* EXERCISE INSTRUCTIONS *
The data below should be restated word for word, with every picture omitted.

* DATASET EXCERPT *
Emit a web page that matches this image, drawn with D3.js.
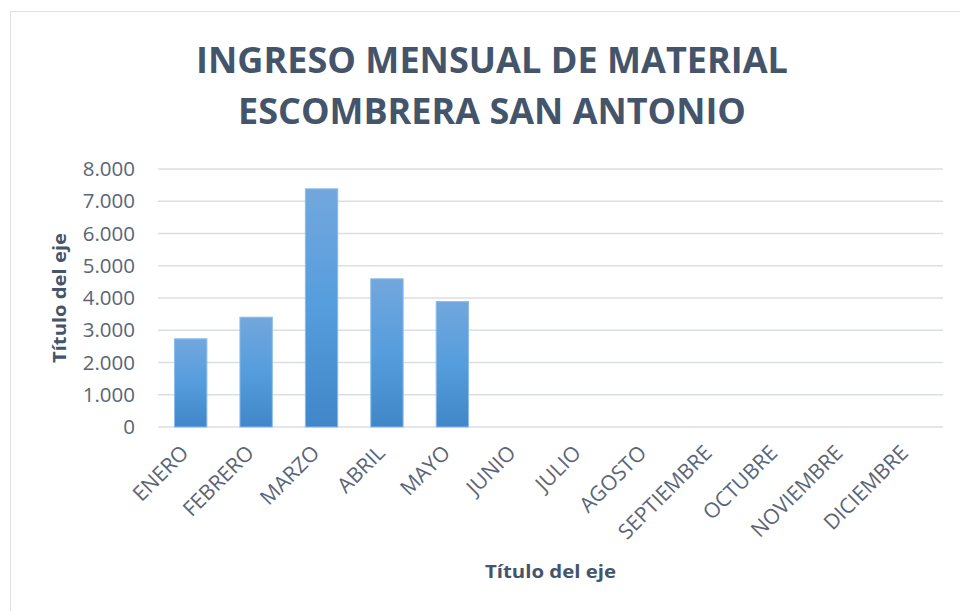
<!DOCTYPE html>
<html>
<head>
<meta charset="utf-8">
<script src="https://cdn.jsdelivr.net/npm/d3@7"></script>
<style>
  html, body { margin: 0; padding: 0; background: #fff; }
  svg { display: block; font-family: "Open Sans", "Noto Sans", sans-serif; }
</style>
</head>
<body>
<svg id="chart" width="960" height="611"></svg>
<script>
const months = ['ENERO', 'FEBRERO', 'MARZO', 'ABRIL', 'MAYO', 'JUNIO', 'JULIO',
  'AGOSTO', 'SEPTIEMBRE', 'OCTUBRE', 'NOVIEMBRE', 'DICIEMBRE']
const ingreso = [2750, 3420, 7400, 4610, 3905, null, null, null, null, null, null, null]
const yTicks = [0, 1000, 2000, 3000, 4000, 5000, 6000, 7000, 8000]
const titleLines = ['INGRESO MENSUAL DE MATERIAL', 'ESCOMBRERA SAN ANTONIO']
const axisTitle = 'Título del eje'

const svg = d3.select('#chart')
const textColor = '#44546a'
const tickColor = '#5a6577'

// chart frame
svg.append('rect')
  .attr('x', 10.5).attr('y', 11.5)
  .attr('width', 960).attr('height', 620)
  .attr('fill', '#fff')
  .attr('stroke', '#dfe3e8')

const plot = { left: 158, right: 943, top: 169, bottom: 427 }

const x = d3.scaleBand()
  .domain(months)
  .range([plot.left, plot.right])
  .paddingInner(0.49)
  .paddingOuter(0.245)

const y = d3.scaleLinear()
  .domain([0, 8000])
  .range([plot.bottom, plot.top])

const fmt = d => d3.format(',')(d).replace(/,/g, '.')

// gradient for bars
const defs = svg.append('defs')
const grad = defs.append('linearGradient')
  .attr('id', 'barGrad')
  .attr('x1', 0).attr('y1', 0).attr('x2', 0).attr('y2', 1)
grad.append('stop').attr('offset', '0%').attr('stop-color', '#72a7dd')
grad.append('stop').attr('offset', '50%').attr('stop-color', '#559ddd')
grad.append('stop').attr('offset', '100%').attr('stop-color', '#4086c8')

// gridlines
svg.append('g')
  .selectAll('line')
  .data(yTicks)
  .join('line')
  .attr('x1', plot.left).attr('x2', plot.right)
  .attr('y1', d => y(d)).attr('y2', d => y(d))
  .attr('stroke', '#dadee5')
  .attr('stroke-width', 1.5)

// y axis labels
const yAxis = svg.append('g')
  .attr('transform', `translate(${plot.left - 23},0)`)
  .call(d3.axisLeft(y).tickValues(yTicks).tickFormat(fmt).tickSize(0).tickPadding(0))
yAxis.select('.domain').remove()
yAxis.selectAll('text')
  .attr('fill', tickColor)
  .attr('font-size', 20.5)
  .attr('font-family', '"Open Sans", sans-serif')

// bars
svg.append('g')
  .selectAll('rect')
  .data(months.map((m, i) => ({ m, v: ingreso[i] })).filter(d => d.v != null))
  .join('rect')
  .attr('x', d => x(d.m) + 0.5)
  .attr('y', d => y(d.v) + 0.5)
  .attr('width', x.bandwidth() - 1)
  .attr('height', d => y(0) - y(d.v) - 0.5)
  .attr('fill', 'url(#barGrad)')
  .attr('stroke', '#8dbbe8')
  .attr('stroke-width', 1)

// x axis labels
const xAxis = svg.append('g')
  .attr('transform', `translate(0,${plot.bottom + 22})`)
  .call(d3.axisBottom(x).tickSize(0).tickPadding(0))
xAxis.select('.domain').remove()
xAxis.selectAll('text')
  .attr('fill', tickColor)
  .attr('font-size', 21)
  .attr('font-family', '"Open Sans", sans-serif')
  .attr('text-anchor', 'end')
  .attr('y', 0)
  .attr('dy', '0.35em')
  .attr('transform', 'translate(-6,0) rotate(-45)')

// title
svg.append('g')
  .selectAll('text')
  .data(titleLines)
  .join('text')
  .attr('x', 492)
  .attr('y', (d, i) => 73 + i * 51)
  .attr('text-anchor', 'middle')
  .attr('fill', textColor)
  .attr('font-weight', 'bold')
  .attr('font-size', 36)
  .attr('font-family', '"Open Sans", sans-serif')
  .attr('textLength', (d, i) => i === 0 ? 592 : 508)
  .attr('lengthAdjust', 'spacingAndGlyphs')
  .text(d => d)

// axis titles
svg.append('text')
  .attr('transform', `translate(66,${(plot.top + plot.bottom) / 2}) rotate(-90)`)
  .attr('text-anchor', 'middle')
  .attr('fill', textColor)
  .attr('font-weight', 'bold')
  .attr('font-size', 18)
  .attr('textLength', 130)
  .attr('lengthAdjust', 'spacingAndGlyphs')
  .text(axisTitle)

svg.append('text')
  .attr('x', (plot.left + plot.right) / 2)
  .attr('y', 578)
  .attr('text-anchor', 'middle')
  .attr('fill', textColor)
  .attr('font-weight', 'bold')
  .attr('font-size', 18)
  .attr('textLength', 131)
  .attr('lengthAdjust', 'spacingAndGlyphs')
  .text(axisTitle)
</script>
</body>
</html>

* ANSWER FOR THE TASK *
Emit a web page that matches this image, drawn with D3.js.
<!DOCTYPE html>
<html>
<head>
<meta charset="utf-8">
<script src="https://cdn.jsdelivr.net/npm/d3@7"></script>
<style>
  html, body { margin: 0; padding: 0; background: #fff; }
  svg { display: block; font-family: "Open Sans", "Noto Sans", sans-serif; }
</style>
</head>
<body>
<svg id="chart" width="960" height="611"></svg>
<script>
const months = ['ENERO', 'FEBRERO', 'MARZO', 'ABRIL', 'MAYO', 'JUNIO', 'JULIO',
  'AGOSTO', 'SEPTIEMBRE', 'OCTUBRE', 'NOVIEMBRE', 'DICIEMBRE']
const ingreso = [2750, 3420, 7400, 4610, 3905, null, null, null, null, null, null, null]
const yTicks = [0, 1000, 2000, 3000, 4000, 5000, 6000, 7000, 8000]
const titleLines = ['INGRESO MENSUAL DE MATERIAL', 'ESCOMBRERA SAN ANTONIO']
const axisTitle = 'Título del eje'

const svg = d3.select('#chart')
const textColor = '#44546a'
const tickColor = '#5a6577'

// chart frame
svg.append('rect')
  .attr('x', 10.5).attr('y', 11.5)
  .attr('width', 960).attr('height', 620)
  .attr('fill', '#fff')
  .attr('stroke', '#dfe3e8')

const plot = { left: 158, right: 943, top: 169, bottom: 427 }

const x = d3.scaleBand()
  .domain(months)
  .range([plot.left, plot.right])
  .paddingInner(0.49)
  .paddingOuter(0.245)

const y = d3.scaleLinear()
  .domain([0, 8000])
  .range([plot.bottom, plot.top])

const fmt = d => d3.format(',')(d).replace(/,/g, '.')

// gradient for bars
const defs = svg.append('defs')
const grad = defs.append('linearGradient')
  .attr('id', 'barGrad')
  .attr('x1', 0).attr('y1', 0).attr('x2', 0).attr('y2', 1)
grad.append('stop').attr('offset', '0%').attr('stop-color', '#72a7dd')
grad.append('stop').attr('offset', '50%').attr('stop-color', '#559ddd')
grad.append('stop').attr('offset', '100%').attr('stop-color', '#4086c8')

// gridlines
svg.append('g')
  .selectAll('line')
  .data(yTicks)
  .join('line')
  .attr('x1', plot.left).attr('x2', plot.right)
  .attr('y1', d => y(d)).attr('y2', d => y(d))
  .attr('stroke', '#dadee5')
  .attr('stroke-width', 1.5)

// y axis labels
const yAxis = svg.append('g')
  .attr('transform', `translate(${plot.left - 23},0)`)
  .call(d3.axisLeft(y).tickValues(yTicks).tickFormat(fmt).tickSize(0).tickPadding(0))
yAxis.select('.domain').remove()
yAxis.selectAll('text')
  .attr('fill', tickColor)
  .attr('font-size', 20.5)
  .attr('font-family', '"Open Sans", sans-serif')

// bars
svg.append('g')
  .selectAll('rect')
  .data(months.map((m, i) => ({ m, v: ingreso[i] })).filter(d => d.v != null))
  .join('rect')
  .attr('x', d => x(d.m) + 0.5)
  .attr('y', d => y(d.v) + 0.5)
  .attr('width', x.bandwidth() - 1)
  .attr('height', d => y(0) - y(d.v) - 0.5)
  .attr('fill', 'url(#barGrad)')
  .attr('stroke', '#8dbbe8')
  .attr('stroke-width', 1)

// x axis labels
const xAxis = svg.append('g')
  .attr('transform', `translate(0,${plot.bottom + 22})`)
  .call(d3.axisBottom(x).tickSize(0).tickPadding(0))
xAxis.select('.domain').remove()
xAxis.selectAll('text')
  .attr('fill', tickColor)
  .attr('font-size', 21)
  .attr('font-family', '"Open Sans", sans-serif')
  .attr('text-anchor', 'end')
  .attr('y', 0)
  .attr('dy', '0.35em')
  .attr('transform', 'translate(-6,0) rotate(-45)')

// title
svg.append('g')
  .selectAll('text')
  .data(titleLines)
  .join('text')
  .attr('x', 492)
  .attr('y', (d, i) => 73 + i * 51)
  .attr('text-anchor', 'middle')
  .attr('fill', textColor)
  .attr('font-weight', 'bold')
  .attr('font-size', 36)
  .attr('font-family', '"Open Sans", sans-serif')
  .attr('textLength', (d, i) => i === 0 ? 592 : 508)
  .attr('lengthAdjust', 'spacingAndGlyphs')
  .text(d => d)

// axis titles
svg.append('text')
  .attr('transform', `translate(66,${(plot.top + plot.bottom) / 2}) rotate(-90)`)
  .attr('text-anchor', 'middle')
  .attr('fill', textColor)
  .attr('font-weight', 'bold')
  .attr('font-size', 18)
  .attr('textLength', 130)
  .attr('lengthAdjust', 'spacingAndGlyphs')
  .text(axisTitle)

svg.append('text')
  .attr('x', (plot.left + plot.right) / 2)
  .attr('y', 578)
  .attr('text-anchor', 'middle')
  .attr('fill', textColor)
  .attr('font-weight', 'bold')
  .attr('font-size', 18)
  .attr('textLength', 131)
  .attr('lengthAdjust', 'spacingAndGlyphs')
  .text(axisTitle)
</script>
</body>
</html>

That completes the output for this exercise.